• [Set exercise]:
Find the word "this" in the data. Return every line where it appears.

BEGIN Data lines

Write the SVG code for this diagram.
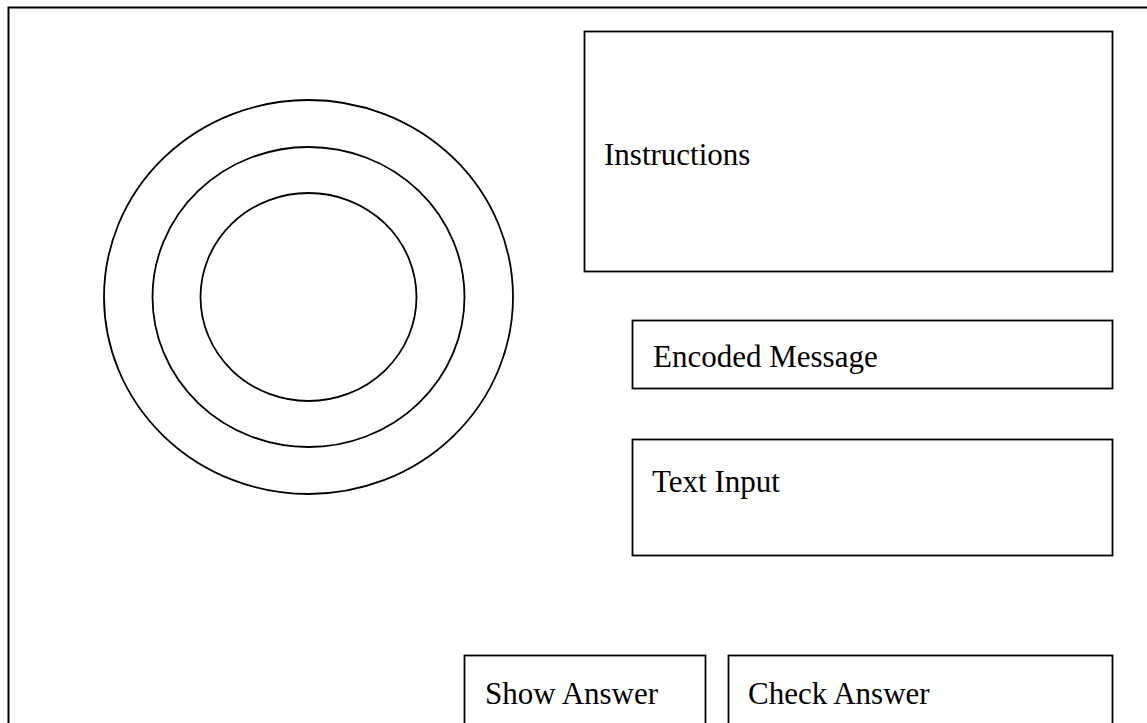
<svg xmlns="http://www.w3.org/2000/svg" width="1147" height="723" viewBox="0 0 1147 723">
  <style>
    .frame { fill: none; stroke: #000; stroke-width: 2; }
    .box { fill: #fff; stroke: #000; stroke-width: 1.8; }
    .ring { fill: none; stroke: #000; stroke-width: 1.8; }
    .label { font-family: "Liberation Serif", "Times New Roman", serif; font-size: 31px; fill: #000; }
  </style>
  <rect width="1147" height="723" fill="#fff"/>

  <!-- page frame, running off the right and bottom edges -->
  <rect class="frame" x="8.5" y="7.5" width="1160" height="740"/>

  <!-- concentric dial -->
  <g id="dial">
    <ellipse class="ring" cx="308.5" cy="297" rx="204.5" ry="197"/>
    <ellipse class="ring" cx="308.5" cy="297" rx="156" ry="150"/>
    <ellipse class="ring" cx="308.5" cy="297" rx="108" ry="104"/>
  </g>

  <g id="instructions">
    <rect class="box" x="584.5" y="31.5" width="528" height="240"/>
    <text class="label" x="604" y="165">Instructions</text>
  </g>

  <g id="encoded-message">
    <rect class="box" x="632.5" y="320.5" width="480" height="68"/>
    <text class="label" x="653" y="367">Encoded Message</text>
  </g>

  <g id="text-input">
    <rect class="box" x="632.5" y="439.5" width="480" height="116"/>
    <text class="label" x="652" y="492">Text Input</text>
  </g>

  <g id="show-answer">
    <rect class="box" x="464.5" y="655.5" width="241" height="90"/>
    <text class="label" x="485" y="704">Show Answer</text>
  </g>

  <g id="check-answer">
    <rect class="box" x="728.5" y="655.5" width="384" height="90"/>
    <text class="label" x="748" y="704">Check Answer</text>
  </g>

  <g id="connectors"/>
</svg>
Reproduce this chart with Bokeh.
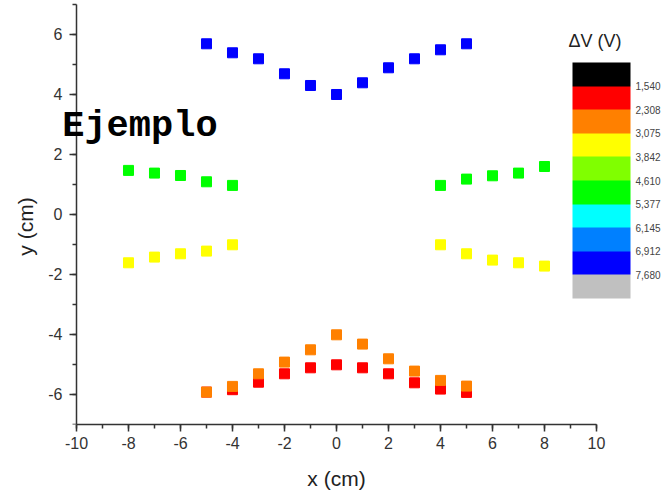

END Data lines

• [Answer]:
Write the SVG code for this diagram.
Reproduce this chart with Bokeh.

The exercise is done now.